═══ SOURCE DATA

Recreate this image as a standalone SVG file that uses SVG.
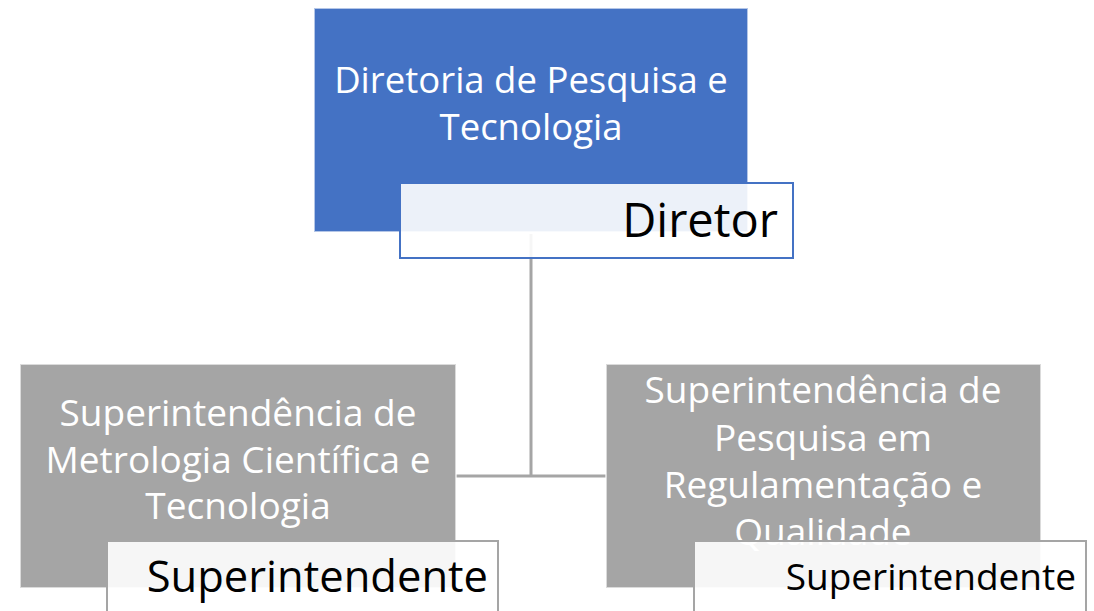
<svg xmlns="http://www.w3.org/2000/svg" width="1094" height="611" viewBox="0 0 1094 611">
<style>
.box{stroke:#ffffff;stroke-opacity:0.6;stroke-width:2}
.blue{fill:#4472C4}
.gray{fill:#A5A5A5}
.lbl{fill:#ffffff;fill-opacity:0.9;stroke-width:2}
.t{font-family:"Open Sans","Noto Sans","Liberation Sans",sans-serif;fill:#ffffff;font-size:36.5px;text-anchor:middle}
.g{font-size:37px}
.k{font-family:"Open Sans","Noto Sans","Liberation Sans",sans-serif;fill:#000000;text-anchor:end}
.conn{stroke:#A5A5A5;stroke-width:3;fill:none}
</style>
<rect width="1094" height="611" fill="#ffffff"/>
<g id="connectors">
<path class="conn" d="M531,234 V476"/>
<path class="conn" d="M456,476 H606"/>
</g>
<g id="node-diretoria">
<rect class="box blue" x="314" y="8" width="434" height="224"/>
<text class="t" x="531" y="93">Diretoria de Pesquisa e</text>
<text class="t" x="531" y="140">Tecnologia</text>
<rect class="lbl" x="400" y="183" width="393" height="75" stroke="#4472C4"/>
<text class="k" x="778" y="237" font-size="47">Diretor</text>
</g>
<g id="node-metrologia">
<rect class="box gray" x="20" y="364" width="436" height="224"/>
<text class="t g" x="238" y="426">Superintendência de</text>
<text class="t g" x="238" y="473">Metrologia Científica e</text>
<text class="t g" x="238" y="519">Tecnologia</text>
<rect class="lbl" x="107" y="541" width="391" height="80" stroke="#A5A5A5"/>
<text class="k" x="488" y="592" font-size="43.5">Superintendente</text>
</g>
<g id="node-regulamentacao">
<rect class="box gray" x="606" y="364" width="435" height="224"/>
<text class="t g" x="823" y="403">Superintendência de</text>
<text class="t g" x="823" y="451">Pesquisa em</text>
<text class="t g" x="823" y="498">Regulamentação e</text>
<text class="t g" x="823" y="545">Qualidade</text>
<rect class="lbl" x="694" y="541" width="392" height="80" stroke="#A5A5A5"/>
<text class="k" x="1076" y="590" font-size="37">Superintendente</text>
</g>
</svg>
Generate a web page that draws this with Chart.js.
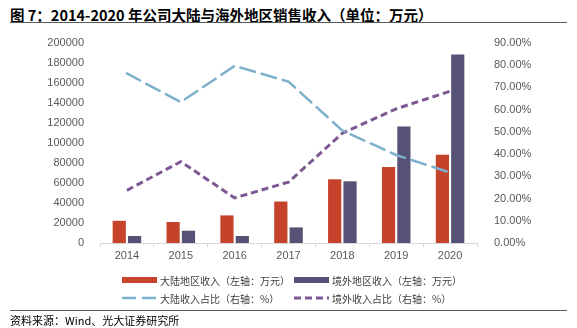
<!DOCTYPE html>
<html>
<head>
<meta charset="utf-8">
<script src="https://cdn.jsdelivr.net/npm/chart.js@4.4.1/dist/chart.umd.min.js"></script>
<style>
  html, body { margin: 0; padding: 0; background: #fff; }
  body { width: 577px; height: 328px; position: relative; overflow: hidden;
         font-family: "Liberation Sans", "Noto Sans CJK SC", sans-serif; color: #404040; }
  #title { position: absolute; left: 10px; top: 4px; font-size: 14.5px; font-weight: bold;
           color: #000; font-family: "Noto Sans CJK SC", sans-serif; white-space: nowrap; }
  .rule { position: absolute; left: 10px; width: 557px; height: 1px; background: #595959; }
  #chart-box { position: absolute; left: 0; top: 0; width: 577px; height: 328px; }
  .legend-row { position: absolute; left: 122px; font-size: 10px; color: #404040; white-space: nowrap;
                font-family: "Noto Sans CJK SC", sans-serif; }
  .item { position: absolute; top: 0; display: flex; align-items: center; height: 14px; }
  .sw { width: 35px; margin-right: 3px; }
  .bar-sw { height: 6px; }
  #source { position: absolute; left: 10px; top: 312px; font-size: 11px; color: #000;
            font-family: "Noto Sans CJK SC", sans-serif; }
</style>
</head>
<body>
<div id="title">图 7：2014-2020 年公司大陆与海外地区销售收入（单位：万元）</div>
<div class="rule" style="top:22px"></div>
<div id="chart-box"><canvas id="revenue-chart" width="577" height="328"></canvas></div>
<div id="legend"></div>
<div class="rule" style="top:310px"></div>
<div id="source">资料来源：Wind、光大证券研究所</div>

<script>
// data
const years = ["2014", "2015", "2016", "2017", "2018", "2019", "2020"];
const mainlandRevenue = [22200, 21000, 27600, 41500, 63700, 75900, 88300];
const overseasRevenue = [7000, 12300, 7000, 15600, 61700, 116400, 188400];
const mainlandShare = [76.3, 63.4, 79.7, 72.6, 50.6, 39.6, 31.7];
const overseasShare = [23.7, 36.6, 20.3, 27.4, 49.4, 60.4, 68.3];

const red = '#C4432A';
const plum = '#575275';
const blue = '#7DB0CA';
const violet = '#7D5893';

const labelFont = { family: '"Liberation Sans", Arial, sans-serif', size: 11 };

const revenueCanvas = document.getElementById('revenue-chart');

let revenueChart = new Chart(revenueCanvas, {
  type: 'bar',
  data: {
    labels: years,
    datasets: [{
      type: 'line',
      label: '大陆收入占比（右轴：%）',
      data: mainlandShare,
      yAxisID: 'y1',
      borderColor: blue,
      borderWidth: 2.5,
      borderDash: [15, 7],
      borderCapStyle: 'round',
      pointRadius: 0,
      tension: 0,
      order: 0
    }, {
      type: 'line',
      label: '境外收入占比（右轴：%）',
      data: overseasShare,
      yAxisID: 'y1',
      borderColor: violet,
      borderWidth: 3,
      borderDash: [7, 4],
      pointRadius: 0,
      tension: 0,
      order: 0
    }, {
      label: '大陆地区收入（左轴：万元）',
      data: mainlandRevenue,
      yAxisID: 'y',
      backgroundColor: red,
      categoryPercentage: 0.57,
      barPercentage: 0.86,
      order: 1
    }, {
      label: '境外地区收入（左轴：万元）',
      data: overseasRevenue,
      yAxisID: 'y',
      backgroundColor: plum,
      categoryPercentage: 0.57,
      barPercentage: 0.86,
      order: 1
    }]
  },
  options: {
    responsive: false,
    animation: false,
    layout: { padding: { top: 43, bottom: 64, left: 0, right: 0 } },
    plugins: {
      legend: { display: false },
      tooltip: { enabled: false }
    },
    scales: {
      x: {
        offset: true,
        grid: { drawOnChartArea: false, color: '#D9D9D9', tickLength: 4, offset: true },
        border: { color: '#D9D9D9' },
        ticks: { color: '#595959', font: labelFont, padding: 2, maxRotation: 0 },
        afterFit: scale => { scale.height = 21; }
      },
      y: {
        position: 'left',
        min: 0,
        max: 200000,
        grid: { display: false },
        border: { display: false },
        ticks: {
          stepSize: 20000,
          color: '#595959',
          font: labelFont,
          padding: 8,
          callback: v => String(v)
        },
        afterFit: scale => { scale.width = 100; }
      },
      y1: {
        position: 'right',
        min: 0,
        max: 90,
        grid: { display: false },
        border: { display: false },
        ticks: {
          stepSize: 10,
          color: '#595959',
          font: labelFont,
          padding: 9,
          callback: v => v.toFixed(2) + '%'
        },
        afterFit: scale => { scale.width = 100; }
      }
    }
  }
});

// legend in two columns
const legendItems = [
  { row: 0, col: 0, kind: 'bar', color: red, text: '大陆地区收入（左轴：万元）' },
  { row: 0, col: 1, kind: 'bar', color: plum, text: '境外地区收入（左轴：万元）' },
  { row: 1, col: 0, kind: 'line', color: blue, dash: '14px 6px', width: 2.5, text: '大陆收入占比（右轴：%）' },
  { row: 1, col: 1, kind: 'line', color: violet, dash: '7px 4px', width: 3, text: '境外收入占比（右轴：%）' }
];
const legend = document.getElementById('legend');
const rowTops = [273, 291];
const colLefts = [0, 172];

[0, 1].forEach(r => {
  const row = document.createElement('div');
  row.className = 'legend-row';
  row.style.top = rowTops[r] + 'px';
  legendItems.filter(it => it.row === r).forEach(it => {
    const item = document.createElement('div');
    item.className = 'item';
    item.style.left = colLefts[it.col] + 'px';
    let sw;
    if (it.kind === 'bar') {
      sw = document.createElement('div');
      sw.className = 'sw bar-sw';
      sw.style.background = it.color;
    } else {
      // dashed stroke drawn on a tiny canvas
      sw = document.createElement('canvas');
      sw.className = 'sw';
      sw.width = 35; sw.height = 6;
      const ctx = sw.getContext('2d');
      ctx.strokeStyle = it.color;
      ctx.lineWidth = it.width;
      ctx.setLineDash(it.dash.split(' ').map(parseFloat));
      ctx.beginPath(); ctx.moveTo(0, 3); ctx.lineTo(35, 3); ctx.stroke();
    }
    const label = document.createElement('span');
    label.textContent = it.text;
    item.appendChild(sw);
    item.appendChild(label);
    row.appendChild(item);
  });
  legend.appendChild(row);
});
</script>
</body>
</html>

══════

● DIRECTIVE:
Pick out and copy the lines of the entries that hold the string "this".

● EXPECTED ANSWER:
Recreate this image as a standalone SVG file that uses SVG.
Generate a web page that draws this with Chart.js.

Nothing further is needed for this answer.